La stratégie c’est l’art de la guerre et toute guerre pour être gagnée commence par la définition pertinente et précise du champ de bataille, dans sa diversité et sa complexité. C’est l’état des lieux et la définition des différentes composantes du champ de bataille sur lequel nous sommes amenés à affronter l’adversaire qui oriente la choix des armes que nous allons engager, dans cette bataille non violente pour la démocratie.
Or, nous venons de voir que l’adversaire a engagé la lutte sur tous les fronts et a même embarqué, à ses côtés, la justice qui devrait défendre le peuple contre l’arbitraire. Allons-nous, dans ces circonstances, continuer à dire :

  1. Elections ma woèwo donc n’allons pas aux élections ?
  2. Un dictature ne connait pas d’autres lois que celle qui est taillée sur mesure pour défendre ses intérêts. Ça ne sert donc à rien de l’affronter sur un terrain qui est sa chasse gardée ; laissons libre le champ judiciaire qui est le sien ?
  3. Les partis politiques ont échoué donc il ne reste plus qu’à les dissoudre pour laisser le peuple, ou les patriotes mener la lutte eux-mêmes ?
  4. Il faut d’abord combattre les militants de tous bords. Car ce sont eux qui empêchent le peuple de mener la lutte par ses propres moyens ?
  5. Moi je ne fais partie d’aucun parti politique ni d’aucune OSC mais je sais ce qu’il faut faire pour abattre cette dictature ?
  6. Il suffit que nous soyons ensemble pour y arriver ? Quelle chance avons-nous d’y arriver, ensemble, inorganisés, sans stratégie ni plan d’action, colonne d’anarchistes tirant à hue et à dia pour affronter un adversaire aussi organisé et présent sur tous les fronts, avec les moyens d’Etat ?
  7. Seul un leader charismatique peut soulever le peuple ?… Si le peuple n’a pas encore conscience de sa force qui réside en son nombre, de ce que la souveraineté lui appartient et qu’il est ainsi le seul à pouvoir « « faire le job, alors c’est que nous avons encore une longue période de sensibilisation et prise de conscience devant nous, avant d’être prêts ! Le leadership collectif (pas le leader charismatique et messianique) a juste pour mission d’élaborer la stratégie et de donner de la cohérence, en indiquant la voie à suivre, collectivement.
  8. Et enfin, unissons-nous et nous y arriverons !

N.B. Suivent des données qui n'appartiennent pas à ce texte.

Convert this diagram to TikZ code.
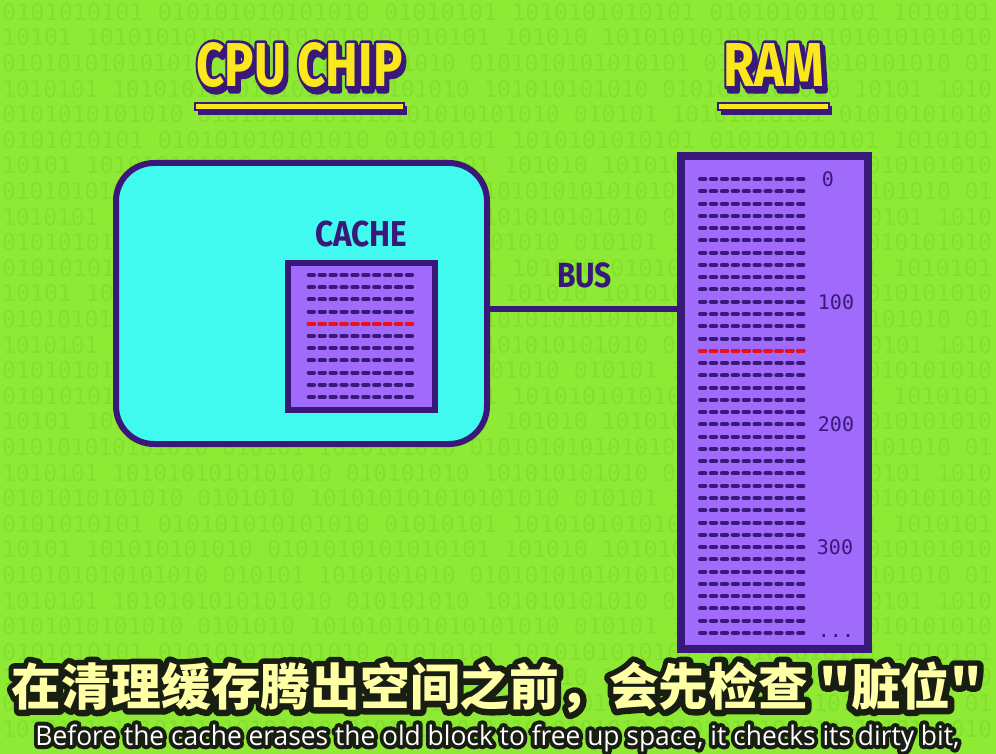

    OSC comme partis politiques ont toujours été unis et nous en sommes toujours où nous sommes aujourd’hui. Revisitons nos succès et nos échecs passés et tirons en les leçons.
    Et nous nous rendrons compte qu’une union prématurée, un mariage de la carpe et du lapin est non seulement chronophage mais paralyse les capacités de décision et d’action, à la recherche d’un hypothétique consensus ; Surtout lorsque les idéologies et points de vue sont, à la base, trop divergentes. Pire, certains types d’union neutralisent l’efficacité du groupe si ce dernier est infesté de « taupes » qui au quotidien rendent compte à la partie adverse, des stratégies et actions décidées.
    Creusons nos sillons, chacun dans l’organisation qui est la sienne. L’union n’est pas une fin en soi mais un moyen permettant de développer des synergies d’action.